Я постоял там. И точно запомнил эти минуты. День выдался теплый. Кора сосен лущилась на солнце, шуршала, мелкие светло-коричневые чешуйки летели наземь, прозрачные, словно кожа на свету, а я представлял себе, как Соня выделывала свои кунштюки, у открытой могилы. Затем ружейный салют в сосновые своды и Крузо, ребенок, который не мог ни заплакать, ни попрощаться. До конца не признаваясь себе в этом, я думал (или боялся) найти на могиле имя Сони, под именем ее матери. Соня Валентина Крузович, сестра Крузо.
«И если однажды меня здесь не будет, некоторое время, тогда позаботься… обещай», – сказал Крузо. Казалось, с его смертью мое обещание окончательно вступило в силу, и, вероятно, лишь поэтому я и наткнулся на ту книгу (все случайно). Несколько дней спустя, во время одного из моих бесцельных странствий среди стеллажей городской библиотеки, я прочитал название: «Через Балтику к свободе», серая, как море, суперобложка и подзаголовок: «Драматические истории побегов». Книга стояла на стенде с новинками, неподалеку от входа, в сущности, нельзя было не заметить. В приложении – интервью: «Мёнские крушения. Рассказ Эрика Йенсена, смотрителя порта». Я взял книгу и отошел за газетные стенды, там располагался уголок отдыха – мягкие коричневые кресла, где обычно проводили время пенсионеры и безработные.
Интервью со смотрителем порта касалось восточногерманских беглецов, очутившихся на Мёне. Речь шла о разбитых яликах и остатках складных лодок, без экипажа. И о мертвецах, которых море долгие годы выносило к меловым скалам Мёна, «к его порогу» (писал интервьюер), или тралы датских рыбаков вытаскивали из пучины. Нигде их не было так много, как между Рюгеном и Мёном, сказал смотритель.
«Мы отвозили их на берег и передавали в копенгагенский Институт судебной медицины».
«Смог бы родственник, ищущий пропавшего беглеца из ГДР, выяснить сейчас его судьбу?»
«Если он приблизительно знает время побега, располагает словесным портретом или даже фотографией, то, вероятно, смог бы. Описания погибших хранятся в Институте судебной медицины Копенгагенского университета, в Государственной больнице, Блайдамсвай, девять, Копенгаген».
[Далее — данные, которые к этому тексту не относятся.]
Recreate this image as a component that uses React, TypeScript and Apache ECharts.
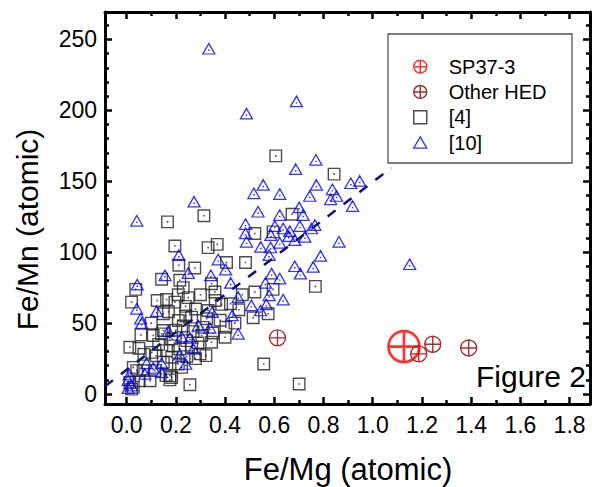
import React, { useEffect, useRef } from 'react';
import * as echarts from 'echarts';

const FONT = "'Liberation Sans', Arial, Helvetica, sans-serif";

const X_MIN = -0.088;
const X_MAX = 1.883;
const Y_MIN = -7;
const Y_MAX = 269.3;

const xTickValues = [0, 0.2, 0.4, 0.6, 0.8, 1.0, 1.2, 1.4, 1.6, 1.8];
const xMinorValues = [0.1, 0.3, 0.5, 0.7, 0.9, 1.1, 1.3, 1.5, 1.7];
const yTickValues = [0, 50, 100, 150, 200, 250];
const yMinorValues = [10, 20, 30, 40, 60, 70, 80, 90, 110, 120, 130, 140, 160, 170, 180, 190, 210, 220, 230, 240, 260];

const sp37Data = [[1.127, 33.5]];
const otherHedData = [[0.613, 39.6], [1.187, 28.3], [1.244, 35.1], [1.39, 32.5]];

const ref4Data = [
  [0.606, 167.9], [0.843, 155.0], [0.314, 125.7], [0.166, 121.4], [0.672, 126.7],
  [0.521, 113.2], [0.595, 114.3], [0.196, 104.4], [0.331, 103.2], [0.368, 105.5],
  [0.767, 75.9], [0.701, 7.1], [0.212, 90.8], [0.277, 88.9], [0.406, 92.7],
  [0.483, 92.7], [0.142, 80.9], [0.216, 80.2], [0.345, 77.8], [0.037, 73.8],
  [0.23, 75.0], [0.359, 71.9], [0.521, 71.9], [0.595, 73.8], [0.02, 64.8],
  [0.124, 66.0], [0.162, 66.7], [0.196, 64.8], [0.24, 61.8], [0.331, 58.9],
  [0.386, 63.2], [0.422, 63.7], [0.456, 59.4], [0.514, 53.8], [0.575, 56.6],
  [0.21, 51.9], [0.264, 54.2], [0.325, 53.1], [0.149, 44.8], [0.058, 41.7],
  [0.108, 41.3], [0.183, 38.9], [0.244, 37.7], [0.305, 41.3], [0.345, 36.5],
  [0.403, 47.1], [0.013, 33.0], [0.05, 32.3], [0.102, 29.4], [0.162, 30.6],
  [0.216, 31.8], [0.264, 33.0], [0.298, 28.3], [0.322, 27.1], [0.244, 26.4],
  [0.183, 25.9], [0.21, 21.2], [0.149, 22.4], [0.223, 18.8], [0.095, 9.4],
  [0.183, 11.7], [0.257, 6.6], [0.013, 8.2], [0.027, 4.7], [0.067, 16.5],
  [0.041, 16.5], [0.115, 16.5], [0.557, 21.2], [0.149, 56.6], [0.142, 42.4],
  [0.027, 18.8], [0.051, 9.4], [0.176, 10.0], [0.02, 3.5], [0.176, 13.0],
  [0.2, 45], [0.23, 48], [0.27, 44], [0.29, 36], [0.19, 34], [0.13, 35],
  [0.28, 25], [0.31, 47], [0.35, 43], [0.38, 52], [0.24, 55], [0.17, 58],
  [0.28, 60], [0.36, 66], [0.44, 50], [0.4, 40], [0.1, 50], [0.07, 28],
  [0.21, 70], [0.3, 70], [0.25, 68], [0.47, 70], [0.16, 13], [0.12, 27]
];

const ref10Data = [
  [0.334, 243.4], [0.69, 206.3], [0.487, 197.6], [0.769, 165.1], [0.687, 158.5],
  [0.555, 147.4], [0.517, 141.5], [0.622, 141.0], [0.771, 147.4], [0.744, 139.6],
  [0.836, 144.3], [0.829, 137.3], [0.853, 139.6], [0.911, 148.6], [0.947, 150.2],
  [0.918, 132.5], [0.274, 135.6], [0.041, 122.1], [0.534, 128.5], [0.622, 126.2],
  [0.701, 131.6], [0.717, 126.2], [0.483, 119.8], [0.602, 118.4], [0.636, 116.7],
  [0.663, 114.8], [0.704, 118.4], [0.751, 116.7], [0.765, 119.1], [0.483, 113.2],
  [0.586, 112.0], [0.659, 111.3], [0.724, 110.8], [0.487, 107.3], [0.622, 106.6],
  [0.683, 108.5], [0.863, 107.3], [0.545, 103.7], [0.585, 103.3], [0.788, 97.4],
  [0.579, 97.9], [1.15, 91.5], [0.683, 90.1], [0.758, 89.6], [0.706, 84.9],
  [0.636, 66.5], [0.622, 81.4], [0.212, 97.9], [0.372, 94.8], [0.402, 87.7],
  [0.25, 85.3], [0.156, 83.7], [0.342, 83.7], [0.043, 77.1], [0.423, 78.3],
  [0.453, 68.4], [0.041, 60.1], [0.122, 58.4], [0.057, 53.1], [0.061, 50.0],
  [0.348, 57.7], [0.429, 55.4], [0.291, 48.3], [0.338, 46.7], [0.169, 44.3],
  [0.223, 40.5], [0.257, 39.6], [0.271, 31.8], [0.453, 42.5], [0.216, 27.8],
  [0.24, 21.2], [0.081, 21.7], [0.142, 21.7], [0.108, 18.4], [0.142, 15.3],
  [0.074, 14.2], [0.011, 13.7], [0.006, 9.9], [0.02, 5.9], [0.006, 4.2],
  [0.507, 62.5], [0.544, 58.9], [0.568, 63.2], [0.579, 69.6], [0.564, 78.3],
  [0.589, 84.9]
];

const trendLine = [[-0.088, 5.5], [1.076, 159.5]];

const CROSS_PATH = 'path://M0 -10A10 10 0 1 1 0 10A10 10 0 1 1 0 -10Z M-10 0L10 0M0 -10L0 10';
const SQUARE_DOT = 'path://M0 0H12V12H0Z M5.9 5.9H6.1V6.1H5.9Z';
const TRI_DOT = 'path://M6 0L12 10.4L0 10.4Z M5.9 6.6H6.1V6.8H5.9Z';
const SQUARE = 'path://M0 0H12V12H0Z';
const TRI = 'path://M6 0L12 10.4L0 10.4Z';

function xAxisDef(position: 'bottom' | 'top', values: number[], len: number, labels: boolean, line: boolean) {
  return {
    type: 'value', min: X_MIN, max: X_MAX, position,
    axisLine: { show: line, onZero: false, lineStyle: { color: '#000', width: 3 } },
    axisTick: { show: true, inside: true, length: len, customValues: values, lineStyle: { color: '#000', width: 2.5 } },
    axisLabel: labels
      ? { show: true, customValues: values, formatter: (v: number) => v.toFixed(1), fontSize: 23, color: '#000', fontFamily: FONT, margin: 9 }
      : { show: false },
    splitLine: { show: false },
  };
}

function yAxisDef(position: 'left' | 'right', values: number[], len: number, labels: boolean, line: boolean) {
  return {
    type: 'value', min: Y_MIN, max: Y_MAX, position,
    axisLine: { show: line, onZero: false, lineStyle: { color: '#000', width: 3 } },
    axisTick: { show: true, inside: true, length: len, customValues: values, lineStyle: { color: '#000', width: 2.5 } },
    axisLabel: labels
      ? { show: true, customValues: values, formatter: (v: number) => String(Math.round(v)), fontSize: 23, color: '#000', fontFamily: FONT, margin: 8 }
      : { show: false },
    splitLine: { show: false },
  };
}

export default function App() {
  const ref = useRef<HTMLDivElement>(null);
  useEffect(() => {
    if (!ref.current) return;
    const chart = echarts.init(ref.current, null, { renderer: 'svg' });
    chart.setOption({
      animation: false,
      backgroundColor: '#fff',
      grid: { left: 105, top: 12, width: 485, height: 392, outerBoundsMode: 'none', containLabel: false },
      xAxis: [
        xAxisDef('bottom', xTickValues, 7, true, true),
        xAxisDef('bottom', xMinorValues, 4, false, false),
        xAxisDef('top', xTickValues, 7, false, true),
        xAxisDef('top', xMinorValues, 4, false, false),
      ],
      yAxis: [
        yAxisDef('left', yTickValues, 7, true, true),
        yAxisDef('left', yMinorValues, 4, false, false),
        yAxisDef('right', yTickValues, 7, false, true),
        yAxisDef('right', yMinorValues, 4, false, false),
      ],
      legend: {
        orient: 'vertical', left: 413, top: 54, padding: 0,
        itemWidth: 13, itemHeight: 13, itemGap: 0, selectedMode: false,
        textStyle: { fontSize: 20, fontFamily: FONT, color: '#000', lineHeight: 25.3, padding: [0, 0, 0, 17] },
        data: [
          { name: 'SP37-3', icon: CROSS_PATH, itemStyle: { borderWidth: 1.5 } },
          { name: 'Other HED', icon: CROSS_PATH, itemStyle: { borderWidth: 1.5 } },
          { name: '[4]', icon: SQUARE, itemStyle: { borderWidth: 1.5 } },
          { name: '[10]', icon: TRI, itemStyle: { borderWidth: 1.3 } },
        ],
      },
      graphic: [
        { type: 'rect', shape: { x: 388, y: 34, width: 184, height: 129 }, style: { fill: 'transparent', stroke: '#555', lineWidth: 1.3 }, z: 1 },
        { type: 'text', x: 348, y: 469, style: { text: 'Fe/Mg (atomic)', font: `31px ${FONT}`, fill: '#000', align: 'center', verticalAlign: 'middle' } },
        { type: 'text', x: 27, y: 229.5, rotation: Math.PI / 2, style: { text: 'Fe/Mn (atomic)', font: `30px ${FONT}`, fill: '#000', align: 'center', verticalAlign: 'middle' } },
        { type: 'text', x: 476, y: 376, style: { text: 'Figure 2', font: `30px ${FONT}`, fill: '#000', align: 'left', verticalAlign: 'middle' } },
      ],
      series: [
        {
          name: '[4]', type: 'scatter', data: ref4Data, symbol: SQUARE_DOT, symbolSize: 11.5,
          itemStyle: { color: 'transparent', borderColor: '#222', borderWidth: 1.4 }, z: 2, silent: true,
        },
        {
          name: '[10]', type: 'scatter', data: ref10Data, symbol: TRI_DOT, symbolSize: [12, 10.5],
          itemStyle: { color: 'transparent', borderColor: '#0000ff', borderWidth: 1.3 }, z: 3, silent: true,
        },
        {
          name: 'fit', type: 'line', data: trendLine, symbol: 'none', showSymbol: false,
          lineStyle: { type: [10, 10], width: 2.5, color: '#10107a' }, z: 4, silent: true,
        },
        {
          name: 'Other HED', type: 'scatter', data: otherHedData, symbol: CROSS_PATH, symbolSize: 16,
          itemStyle: { color: 'transparent', borderColor: '#8b0000', borderWidth: 1.4 }, z: 5, silent: true,
        },
        {
          name: 'SP37-3', type: 'scatter', data: sp37Data, symbol: CROSS_PATH, symbolSize: 31,
          itemStyle: { color: 'transparent', borderColor: '#ff0000', borderWidth: 2.7 }, z: 6, silent: true,
        },
      ],
    });
    return () => chart.dispose();
  }, []);
  return <div ref={ref} style={{ position: 'absolute', left: 0, top: 0, width: 592, height: 487 }} />;
}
Я обменял немного денег и купил себе карту дорог, на которой шариковой ручкой вычертил свой маршрут. И 7 сентября отплыл на пароме из Ростока в датский Гесер, а оттуда двинул дальше, в Копенгаген, в Государственную больницу. Уже расходы на паромный переезд взорвали мой бюджет. Страна, город – все было мне в новинку, и порой я ловил себя на мысли, что нахожусь в некой экспедиции, открывательской экспедиции, что, возможно, прохожу испытание, но и это к данному отчету отношения не имеет.
Главное здание Государственной больницы – серая новостройка из стали и стекла, этажей в двадцать. Женщина в справочной сперва меня не поняла – английский у меня скверный. Она сразу же перешла на немецкий и объяснила мне самое необходимое, расположение и приемные часы Института судебной медицины. Ее любезность весьма меня ободрила, но институт оказался уже закрыт.
Я выехал на улицу, что вела непосредственно мимо судебно-медицинского института, на спокойную Фредерик-Фемдес-вай. Рядом парк, где играли в футбол. Территория больницы выглядела огромной, этакий больничный Манхэттен, окруженный незастроенными пространствами, символизирующими Гудзон. Я сделал круг вокруг парка и сфотографировал велосипед, соединенный с большим черным ящиком, наподобие повозки рикши. Позволил себе чашечку кофе и мало-помалу успокоился. Час, а то и больше просидел на лавочке вблизи футбольного поля и кое-что записал: часы работы, названия улицы, квартала и прочее. Решил ко всему подходить как можно аккуратнее, не хотел ничего упустить. Раз обещал, надо держать слово – детская фраза. Или нет, скорее родительская, цель определенного воспитания, каковую позднее воспринимаешь только иронически, по неким причинам, о которых и размышлять незачем, ведь я не испытывал сомнений, и моя цель была вполне ясна. Медленно и тщательно я прожевал последний бутерброд из своих запасов и вернулся к машине, чтобы подготовить ее к ночевке.